▶ [DATASET RECORDS]

++++

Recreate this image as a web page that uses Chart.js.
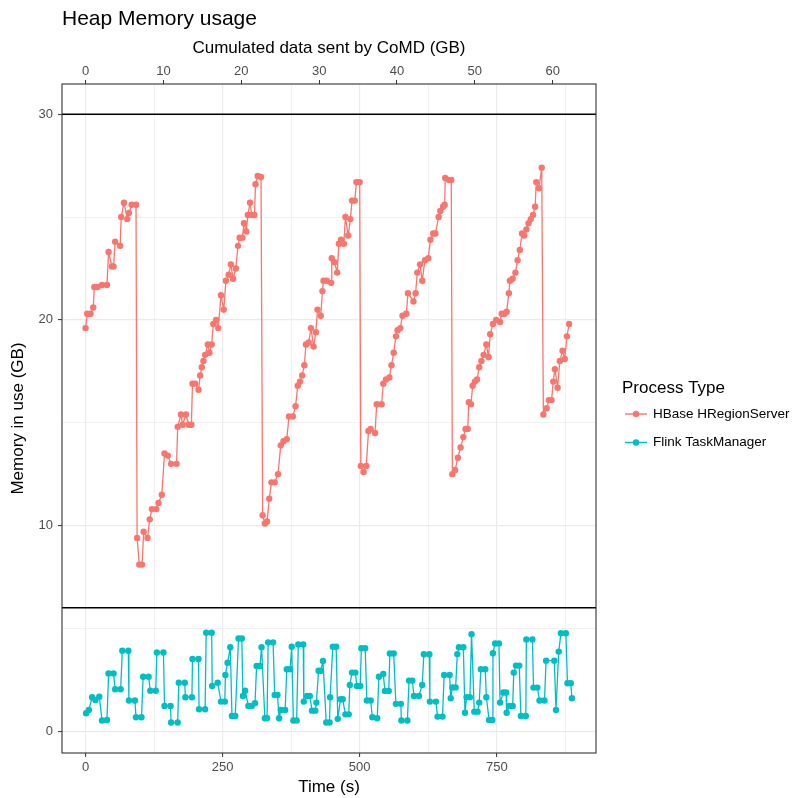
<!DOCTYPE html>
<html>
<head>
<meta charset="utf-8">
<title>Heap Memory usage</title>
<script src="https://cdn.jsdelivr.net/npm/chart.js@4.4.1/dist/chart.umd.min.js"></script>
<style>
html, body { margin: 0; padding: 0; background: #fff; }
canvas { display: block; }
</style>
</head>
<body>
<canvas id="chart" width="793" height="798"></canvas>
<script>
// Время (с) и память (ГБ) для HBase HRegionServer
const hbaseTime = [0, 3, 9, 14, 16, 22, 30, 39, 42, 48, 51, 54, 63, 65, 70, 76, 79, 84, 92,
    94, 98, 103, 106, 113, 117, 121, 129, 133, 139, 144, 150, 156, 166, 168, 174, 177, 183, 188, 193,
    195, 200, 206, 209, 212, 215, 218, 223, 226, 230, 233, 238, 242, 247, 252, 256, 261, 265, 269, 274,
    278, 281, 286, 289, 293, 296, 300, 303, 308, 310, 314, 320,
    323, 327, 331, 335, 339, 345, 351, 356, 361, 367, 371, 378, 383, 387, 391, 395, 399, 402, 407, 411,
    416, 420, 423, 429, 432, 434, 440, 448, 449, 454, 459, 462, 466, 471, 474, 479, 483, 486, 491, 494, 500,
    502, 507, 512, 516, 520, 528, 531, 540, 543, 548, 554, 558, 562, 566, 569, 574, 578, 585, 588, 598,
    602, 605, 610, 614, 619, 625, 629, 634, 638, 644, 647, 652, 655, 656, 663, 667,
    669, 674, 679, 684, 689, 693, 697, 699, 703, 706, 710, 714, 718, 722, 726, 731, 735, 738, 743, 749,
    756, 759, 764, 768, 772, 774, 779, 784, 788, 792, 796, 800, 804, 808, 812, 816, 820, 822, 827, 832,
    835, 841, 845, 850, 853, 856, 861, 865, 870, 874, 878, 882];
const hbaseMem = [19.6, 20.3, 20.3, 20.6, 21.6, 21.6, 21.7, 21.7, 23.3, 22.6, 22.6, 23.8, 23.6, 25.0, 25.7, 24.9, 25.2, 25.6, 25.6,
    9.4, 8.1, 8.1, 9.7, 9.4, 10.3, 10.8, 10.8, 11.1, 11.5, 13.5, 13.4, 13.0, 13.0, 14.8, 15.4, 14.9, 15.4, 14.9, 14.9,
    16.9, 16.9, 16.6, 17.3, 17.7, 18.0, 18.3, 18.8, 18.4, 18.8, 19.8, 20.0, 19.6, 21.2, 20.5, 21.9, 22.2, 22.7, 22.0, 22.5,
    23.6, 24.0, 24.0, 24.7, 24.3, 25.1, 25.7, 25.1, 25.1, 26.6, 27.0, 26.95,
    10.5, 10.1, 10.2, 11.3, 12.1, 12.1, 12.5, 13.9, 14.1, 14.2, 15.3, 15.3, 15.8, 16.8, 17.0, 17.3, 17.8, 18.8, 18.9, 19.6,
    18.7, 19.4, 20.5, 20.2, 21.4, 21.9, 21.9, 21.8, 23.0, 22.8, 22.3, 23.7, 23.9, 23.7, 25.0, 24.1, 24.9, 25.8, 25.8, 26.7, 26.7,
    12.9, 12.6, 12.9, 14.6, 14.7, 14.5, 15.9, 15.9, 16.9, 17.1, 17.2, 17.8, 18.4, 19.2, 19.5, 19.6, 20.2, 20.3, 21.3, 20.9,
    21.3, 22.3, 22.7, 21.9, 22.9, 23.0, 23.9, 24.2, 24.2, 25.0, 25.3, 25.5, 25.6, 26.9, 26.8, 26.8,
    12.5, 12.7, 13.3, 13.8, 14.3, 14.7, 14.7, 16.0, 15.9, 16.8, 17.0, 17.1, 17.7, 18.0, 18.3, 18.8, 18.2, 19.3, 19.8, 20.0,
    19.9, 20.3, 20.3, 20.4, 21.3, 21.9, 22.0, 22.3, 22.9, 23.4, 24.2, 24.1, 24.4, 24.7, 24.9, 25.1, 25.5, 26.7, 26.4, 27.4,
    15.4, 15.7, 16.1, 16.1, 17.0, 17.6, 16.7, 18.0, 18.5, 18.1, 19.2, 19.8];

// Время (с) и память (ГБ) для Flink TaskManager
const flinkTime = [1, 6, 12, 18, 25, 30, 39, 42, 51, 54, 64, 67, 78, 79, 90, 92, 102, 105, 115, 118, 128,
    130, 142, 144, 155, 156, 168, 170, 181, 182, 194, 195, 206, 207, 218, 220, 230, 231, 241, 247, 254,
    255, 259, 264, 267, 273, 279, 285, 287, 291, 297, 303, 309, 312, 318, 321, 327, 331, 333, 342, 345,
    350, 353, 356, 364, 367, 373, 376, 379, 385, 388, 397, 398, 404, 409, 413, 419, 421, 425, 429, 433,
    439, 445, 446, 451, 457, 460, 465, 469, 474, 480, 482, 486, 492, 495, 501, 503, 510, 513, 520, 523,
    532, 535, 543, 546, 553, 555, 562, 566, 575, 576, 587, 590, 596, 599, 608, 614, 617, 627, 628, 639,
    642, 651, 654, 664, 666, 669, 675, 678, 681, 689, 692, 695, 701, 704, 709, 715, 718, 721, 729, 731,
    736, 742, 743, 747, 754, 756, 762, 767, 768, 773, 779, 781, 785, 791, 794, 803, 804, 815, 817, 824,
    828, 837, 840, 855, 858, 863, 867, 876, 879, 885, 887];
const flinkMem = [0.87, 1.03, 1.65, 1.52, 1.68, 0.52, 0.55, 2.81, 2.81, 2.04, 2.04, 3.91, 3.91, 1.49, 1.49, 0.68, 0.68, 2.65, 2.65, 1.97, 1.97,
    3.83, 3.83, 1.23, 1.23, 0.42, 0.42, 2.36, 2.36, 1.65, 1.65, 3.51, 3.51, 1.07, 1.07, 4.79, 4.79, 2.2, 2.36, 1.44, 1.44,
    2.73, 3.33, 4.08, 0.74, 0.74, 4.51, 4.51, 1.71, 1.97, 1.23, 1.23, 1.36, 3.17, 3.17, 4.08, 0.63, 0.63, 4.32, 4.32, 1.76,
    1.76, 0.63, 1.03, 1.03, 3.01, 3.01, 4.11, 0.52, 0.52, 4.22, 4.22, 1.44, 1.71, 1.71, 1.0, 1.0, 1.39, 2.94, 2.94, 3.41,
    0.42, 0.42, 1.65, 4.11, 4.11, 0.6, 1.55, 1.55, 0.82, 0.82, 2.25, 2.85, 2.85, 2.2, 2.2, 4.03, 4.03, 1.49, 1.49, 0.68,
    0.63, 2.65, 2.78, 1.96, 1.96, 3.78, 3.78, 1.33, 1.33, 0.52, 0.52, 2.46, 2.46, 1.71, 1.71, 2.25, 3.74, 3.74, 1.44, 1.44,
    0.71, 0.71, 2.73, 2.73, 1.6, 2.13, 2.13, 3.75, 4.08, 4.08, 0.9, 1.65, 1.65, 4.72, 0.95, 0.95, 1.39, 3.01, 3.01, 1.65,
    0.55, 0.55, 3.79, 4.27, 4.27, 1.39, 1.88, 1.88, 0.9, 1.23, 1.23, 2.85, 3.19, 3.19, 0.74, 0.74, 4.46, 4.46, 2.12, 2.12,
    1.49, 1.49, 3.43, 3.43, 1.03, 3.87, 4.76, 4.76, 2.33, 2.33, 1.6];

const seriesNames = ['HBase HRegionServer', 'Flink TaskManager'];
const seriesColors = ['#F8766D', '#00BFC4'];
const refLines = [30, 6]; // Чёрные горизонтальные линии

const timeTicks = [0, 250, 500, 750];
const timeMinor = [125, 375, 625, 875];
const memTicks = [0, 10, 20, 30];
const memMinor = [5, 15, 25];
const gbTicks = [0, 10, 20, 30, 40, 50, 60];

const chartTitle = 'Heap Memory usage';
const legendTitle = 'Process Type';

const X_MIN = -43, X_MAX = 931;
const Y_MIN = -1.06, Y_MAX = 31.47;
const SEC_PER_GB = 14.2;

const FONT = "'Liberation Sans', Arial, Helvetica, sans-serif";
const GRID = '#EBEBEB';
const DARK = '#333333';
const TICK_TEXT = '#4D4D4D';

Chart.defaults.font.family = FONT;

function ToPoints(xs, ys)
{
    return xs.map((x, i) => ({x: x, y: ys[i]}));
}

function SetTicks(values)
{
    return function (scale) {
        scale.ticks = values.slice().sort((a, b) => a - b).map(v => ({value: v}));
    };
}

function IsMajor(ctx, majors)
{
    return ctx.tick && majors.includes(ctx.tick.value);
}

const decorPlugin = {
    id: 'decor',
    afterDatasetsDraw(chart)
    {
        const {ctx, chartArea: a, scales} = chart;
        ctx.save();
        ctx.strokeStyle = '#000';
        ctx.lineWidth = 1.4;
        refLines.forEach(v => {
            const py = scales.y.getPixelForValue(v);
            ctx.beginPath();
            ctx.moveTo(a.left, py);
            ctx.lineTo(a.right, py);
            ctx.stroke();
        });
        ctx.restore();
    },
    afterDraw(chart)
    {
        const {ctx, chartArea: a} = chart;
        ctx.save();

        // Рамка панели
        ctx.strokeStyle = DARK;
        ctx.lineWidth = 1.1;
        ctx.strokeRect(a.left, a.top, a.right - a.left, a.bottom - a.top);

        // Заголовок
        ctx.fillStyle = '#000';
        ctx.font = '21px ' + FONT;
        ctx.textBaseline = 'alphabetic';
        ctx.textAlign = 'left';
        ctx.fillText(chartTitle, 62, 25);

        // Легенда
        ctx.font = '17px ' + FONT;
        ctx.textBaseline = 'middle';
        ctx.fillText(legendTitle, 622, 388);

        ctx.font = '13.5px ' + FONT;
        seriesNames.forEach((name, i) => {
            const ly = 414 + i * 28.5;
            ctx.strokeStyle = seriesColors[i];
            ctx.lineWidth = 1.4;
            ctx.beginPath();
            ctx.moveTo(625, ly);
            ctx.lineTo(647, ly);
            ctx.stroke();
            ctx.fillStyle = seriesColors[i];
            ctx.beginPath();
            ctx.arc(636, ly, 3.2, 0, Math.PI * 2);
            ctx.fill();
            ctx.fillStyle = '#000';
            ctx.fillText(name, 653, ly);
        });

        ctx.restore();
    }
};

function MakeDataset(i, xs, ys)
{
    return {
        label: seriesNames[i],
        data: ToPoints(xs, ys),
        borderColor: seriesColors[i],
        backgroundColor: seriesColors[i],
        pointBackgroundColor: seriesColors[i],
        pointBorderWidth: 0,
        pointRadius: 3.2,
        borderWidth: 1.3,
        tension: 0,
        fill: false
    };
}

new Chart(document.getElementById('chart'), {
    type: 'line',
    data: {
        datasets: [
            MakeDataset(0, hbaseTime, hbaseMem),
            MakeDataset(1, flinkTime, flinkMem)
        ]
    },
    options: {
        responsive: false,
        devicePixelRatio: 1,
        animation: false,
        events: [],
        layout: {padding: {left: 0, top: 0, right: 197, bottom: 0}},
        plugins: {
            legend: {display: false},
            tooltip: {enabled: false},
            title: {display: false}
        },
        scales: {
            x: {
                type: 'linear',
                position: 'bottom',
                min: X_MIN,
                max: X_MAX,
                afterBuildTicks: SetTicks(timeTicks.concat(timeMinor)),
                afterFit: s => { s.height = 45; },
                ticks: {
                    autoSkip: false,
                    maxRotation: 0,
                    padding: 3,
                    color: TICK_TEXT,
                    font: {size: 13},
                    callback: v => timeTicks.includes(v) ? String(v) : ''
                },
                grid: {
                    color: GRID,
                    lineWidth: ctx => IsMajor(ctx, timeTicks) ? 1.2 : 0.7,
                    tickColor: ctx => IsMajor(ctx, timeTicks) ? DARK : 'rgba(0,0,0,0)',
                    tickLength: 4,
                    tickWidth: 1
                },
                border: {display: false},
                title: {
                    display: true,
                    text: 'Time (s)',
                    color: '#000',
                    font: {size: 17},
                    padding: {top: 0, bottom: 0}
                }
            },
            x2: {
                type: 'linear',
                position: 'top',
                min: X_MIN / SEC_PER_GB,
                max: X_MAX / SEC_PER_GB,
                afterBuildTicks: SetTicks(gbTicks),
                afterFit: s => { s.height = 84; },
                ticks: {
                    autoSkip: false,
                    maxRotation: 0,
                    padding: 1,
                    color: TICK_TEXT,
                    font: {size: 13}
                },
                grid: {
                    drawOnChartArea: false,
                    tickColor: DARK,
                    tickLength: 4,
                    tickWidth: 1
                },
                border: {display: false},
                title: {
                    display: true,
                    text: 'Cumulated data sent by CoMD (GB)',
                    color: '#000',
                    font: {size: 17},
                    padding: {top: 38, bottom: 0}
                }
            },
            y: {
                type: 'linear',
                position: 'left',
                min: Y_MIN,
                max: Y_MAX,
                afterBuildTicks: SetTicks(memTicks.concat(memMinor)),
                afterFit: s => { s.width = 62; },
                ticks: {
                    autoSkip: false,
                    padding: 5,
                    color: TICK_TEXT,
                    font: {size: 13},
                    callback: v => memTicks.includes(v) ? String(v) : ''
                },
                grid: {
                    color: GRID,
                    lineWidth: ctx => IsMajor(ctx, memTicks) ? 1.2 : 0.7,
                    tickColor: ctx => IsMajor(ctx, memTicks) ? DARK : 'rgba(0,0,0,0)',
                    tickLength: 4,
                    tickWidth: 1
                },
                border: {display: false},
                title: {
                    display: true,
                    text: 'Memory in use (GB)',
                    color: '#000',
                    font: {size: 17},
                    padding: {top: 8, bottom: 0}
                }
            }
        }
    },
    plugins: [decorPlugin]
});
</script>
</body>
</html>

++++

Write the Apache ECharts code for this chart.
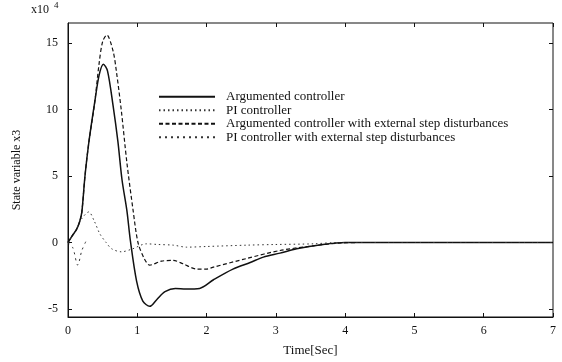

++++

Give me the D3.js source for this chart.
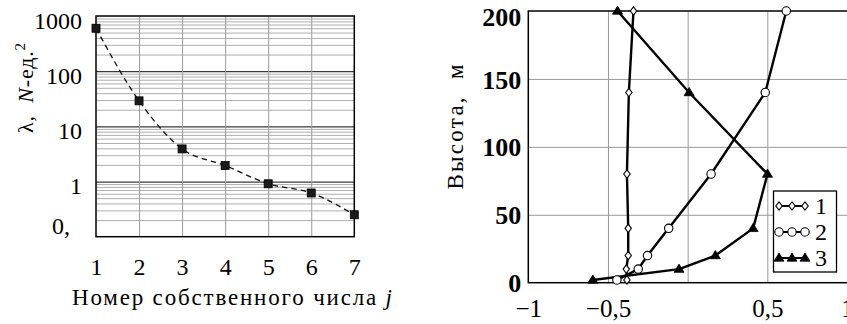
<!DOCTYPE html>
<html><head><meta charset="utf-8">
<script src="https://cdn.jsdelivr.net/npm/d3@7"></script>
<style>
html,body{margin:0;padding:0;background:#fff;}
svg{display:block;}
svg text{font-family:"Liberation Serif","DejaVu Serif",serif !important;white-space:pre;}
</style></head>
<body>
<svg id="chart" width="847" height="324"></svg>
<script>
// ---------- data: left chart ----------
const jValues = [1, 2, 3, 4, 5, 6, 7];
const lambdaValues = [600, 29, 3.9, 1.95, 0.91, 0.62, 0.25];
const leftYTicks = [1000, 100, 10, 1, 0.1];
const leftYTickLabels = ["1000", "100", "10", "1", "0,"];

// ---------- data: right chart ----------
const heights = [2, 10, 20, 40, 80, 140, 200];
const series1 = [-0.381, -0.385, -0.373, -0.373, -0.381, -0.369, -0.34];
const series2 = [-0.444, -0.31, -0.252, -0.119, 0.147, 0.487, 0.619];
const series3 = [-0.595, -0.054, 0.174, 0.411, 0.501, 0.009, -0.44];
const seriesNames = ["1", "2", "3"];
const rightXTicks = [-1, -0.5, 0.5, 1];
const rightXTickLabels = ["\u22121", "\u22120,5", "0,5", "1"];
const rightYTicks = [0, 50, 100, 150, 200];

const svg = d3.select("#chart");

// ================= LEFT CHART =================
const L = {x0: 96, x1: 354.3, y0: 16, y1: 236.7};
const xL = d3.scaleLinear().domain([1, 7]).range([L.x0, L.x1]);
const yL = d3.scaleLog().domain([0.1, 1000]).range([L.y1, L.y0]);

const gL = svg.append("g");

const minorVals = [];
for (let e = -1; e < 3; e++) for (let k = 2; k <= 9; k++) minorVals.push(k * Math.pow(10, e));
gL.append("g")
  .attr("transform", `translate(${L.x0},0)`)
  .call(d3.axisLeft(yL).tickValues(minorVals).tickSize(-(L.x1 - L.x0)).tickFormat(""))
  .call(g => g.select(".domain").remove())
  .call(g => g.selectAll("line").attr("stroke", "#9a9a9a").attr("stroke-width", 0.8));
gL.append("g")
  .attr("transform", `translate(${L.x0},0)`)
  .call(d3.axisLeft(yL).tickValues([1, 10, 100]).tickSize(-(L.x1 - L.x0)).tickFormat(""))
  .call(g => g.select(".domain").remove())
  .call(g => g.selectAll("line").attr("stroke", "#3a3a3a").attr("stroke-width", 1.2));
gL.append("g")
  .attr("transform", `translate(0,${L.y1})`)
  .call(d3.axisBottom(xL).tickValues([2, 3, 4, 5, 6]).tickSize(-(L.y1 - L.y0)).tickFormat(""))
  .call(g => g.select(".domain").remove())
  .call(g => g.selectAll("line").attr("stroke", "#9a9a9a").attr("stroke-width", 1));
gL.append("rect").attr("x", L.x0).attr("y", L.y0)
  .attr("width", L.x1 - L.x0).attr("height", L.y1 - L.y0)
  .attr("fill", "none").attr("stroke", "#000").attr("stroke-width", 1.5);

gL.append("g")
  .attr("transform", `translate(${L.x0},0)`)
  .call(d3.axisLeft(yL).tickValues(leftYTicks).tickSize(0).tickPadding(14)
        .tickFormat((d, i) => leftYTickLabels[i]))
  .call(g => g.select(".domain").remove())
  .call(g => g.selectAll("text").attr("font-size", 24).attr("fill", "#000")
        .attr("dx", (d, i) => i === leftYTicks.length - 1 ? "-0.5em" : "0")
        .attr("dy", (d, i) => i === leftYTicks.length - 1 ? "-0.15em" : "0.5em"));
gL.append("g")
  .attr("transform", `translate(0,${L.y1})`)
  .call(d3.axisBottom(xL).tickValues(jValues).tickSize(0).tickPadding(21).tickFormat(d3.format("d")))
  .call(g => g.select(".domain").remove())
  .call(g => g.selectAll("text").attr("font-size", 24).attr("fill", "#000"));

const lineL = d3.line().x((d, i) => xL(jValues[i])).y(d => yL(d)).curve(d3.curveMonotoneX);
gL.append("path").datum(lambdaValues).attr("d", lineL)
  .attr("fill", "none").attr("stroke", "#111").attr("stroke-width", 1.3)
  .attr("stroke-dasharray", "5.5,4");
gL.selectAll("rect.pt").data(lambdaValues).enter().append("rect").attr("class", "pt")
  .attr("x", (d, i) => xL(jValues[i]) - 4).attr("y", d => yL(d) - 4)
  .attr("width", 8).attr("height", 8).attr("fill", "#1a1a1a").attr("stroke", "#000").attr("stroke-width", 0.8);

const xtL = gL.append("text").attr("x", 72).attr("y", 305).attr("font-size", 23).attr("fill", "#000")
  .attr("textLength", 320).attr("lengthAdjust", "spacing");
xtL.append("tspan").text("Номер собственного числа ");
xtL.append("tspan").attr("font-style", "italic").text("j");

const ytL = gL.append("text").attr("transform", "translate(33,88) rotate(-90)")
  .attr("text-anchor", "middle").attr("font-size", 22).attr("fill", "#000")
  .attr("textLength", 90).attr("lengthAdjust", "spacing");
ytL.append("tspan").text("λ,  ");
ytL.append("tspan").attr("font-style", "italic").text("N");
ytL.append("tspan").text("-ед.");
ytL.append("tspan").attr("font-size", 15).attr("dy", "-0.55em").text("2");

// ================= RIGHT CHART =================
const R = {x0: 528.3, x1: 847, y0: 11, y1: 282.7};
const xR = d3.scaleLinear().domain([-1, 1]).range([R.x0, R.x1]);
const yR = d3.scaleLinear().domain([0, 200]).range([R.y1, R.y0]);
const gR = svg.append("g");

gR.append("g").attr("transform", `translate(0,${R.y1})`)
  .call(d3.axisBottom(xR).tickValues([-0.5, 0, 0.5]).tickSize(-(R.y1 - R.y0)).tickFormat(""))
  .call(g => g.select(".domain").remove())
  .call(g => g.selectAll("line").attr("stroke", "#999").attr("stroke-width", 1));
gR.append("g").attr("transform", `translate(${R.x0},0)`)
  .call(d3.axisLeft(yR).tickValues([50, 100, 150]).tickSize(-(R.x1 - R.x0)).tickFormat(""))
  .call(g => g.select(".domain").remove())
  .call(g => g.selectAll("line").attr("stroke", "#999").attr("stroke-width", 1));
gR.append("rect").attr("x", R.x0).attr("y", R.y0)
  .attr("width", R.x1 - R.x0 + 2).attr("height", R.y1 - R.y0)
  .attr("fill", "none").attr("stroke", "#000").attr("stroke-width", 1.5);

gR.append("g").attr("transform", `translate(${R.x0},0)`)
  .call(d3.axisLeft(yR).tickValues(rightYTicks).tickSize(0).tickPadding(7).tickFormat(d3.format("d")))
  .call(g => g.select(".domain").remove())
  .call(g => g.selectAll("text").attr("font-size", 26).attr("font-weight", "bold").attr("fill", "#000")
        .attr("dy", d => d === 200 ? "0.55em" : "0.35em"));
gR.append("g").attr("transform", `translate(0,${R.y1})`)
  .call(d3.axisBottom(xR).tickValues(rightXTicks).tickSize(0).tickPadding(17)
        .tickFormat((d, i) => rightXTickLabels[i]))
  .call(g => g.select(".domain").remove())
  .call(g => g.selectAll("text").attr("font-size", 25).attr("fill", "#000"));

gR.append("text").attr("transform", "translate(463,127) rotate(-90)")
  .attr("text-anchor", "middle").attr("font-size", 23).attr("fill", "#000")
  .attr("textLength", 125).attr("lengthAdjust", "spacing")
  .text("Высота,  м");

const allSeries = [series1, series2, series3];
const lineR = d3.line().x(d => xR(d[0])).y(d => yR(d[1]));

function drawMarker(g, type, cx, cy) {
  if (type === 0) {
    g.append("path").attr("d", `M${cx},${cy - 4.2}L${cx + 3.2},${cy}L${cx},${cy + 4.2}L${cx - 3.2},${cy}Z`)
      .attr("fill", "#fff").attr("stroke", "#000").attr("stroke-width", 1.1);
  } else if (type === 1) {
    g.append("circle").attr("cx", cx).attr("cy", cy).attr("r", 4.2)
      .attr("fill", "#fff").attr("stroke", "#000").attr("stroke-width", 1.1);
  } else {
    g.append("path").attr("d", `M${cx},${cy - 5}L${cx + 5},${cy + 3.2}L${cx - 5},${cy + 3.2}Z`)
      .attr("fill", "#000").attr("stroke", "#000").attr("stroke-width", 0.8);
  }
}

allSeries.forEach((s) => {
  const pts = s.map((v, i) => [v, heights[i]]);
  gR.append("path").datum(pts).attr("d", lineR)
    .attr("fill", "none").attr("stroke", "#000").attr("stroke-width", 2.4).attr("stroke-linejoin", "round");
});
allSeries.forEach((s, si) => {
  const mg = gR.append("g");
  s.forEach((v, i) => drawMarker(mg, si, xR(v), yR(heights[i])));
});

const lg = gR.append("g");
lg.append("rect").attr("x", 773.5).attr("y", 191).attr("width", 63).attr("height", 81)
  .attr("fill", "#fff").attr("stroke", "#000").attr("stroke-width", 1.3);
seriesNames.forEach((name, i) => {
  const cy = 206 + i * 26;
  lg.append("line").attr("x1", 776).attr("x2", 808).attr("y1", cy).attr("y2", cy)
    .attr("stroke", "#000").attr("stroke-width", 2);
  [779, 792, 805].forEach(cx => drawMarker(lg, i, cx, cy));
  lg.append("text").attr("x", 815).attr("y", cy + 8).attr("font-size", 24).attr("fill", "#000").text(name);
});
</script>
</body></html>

++++

▶ [PROBLEM STATEMENT]
Give every line of the material that includes the string "this".

▶ [EXPECTED ANSWER]
Recreate this image as a web page that uses Chart.js.
Write the Apache ECharts code for this chart.
Give me the D3.js source for this chart.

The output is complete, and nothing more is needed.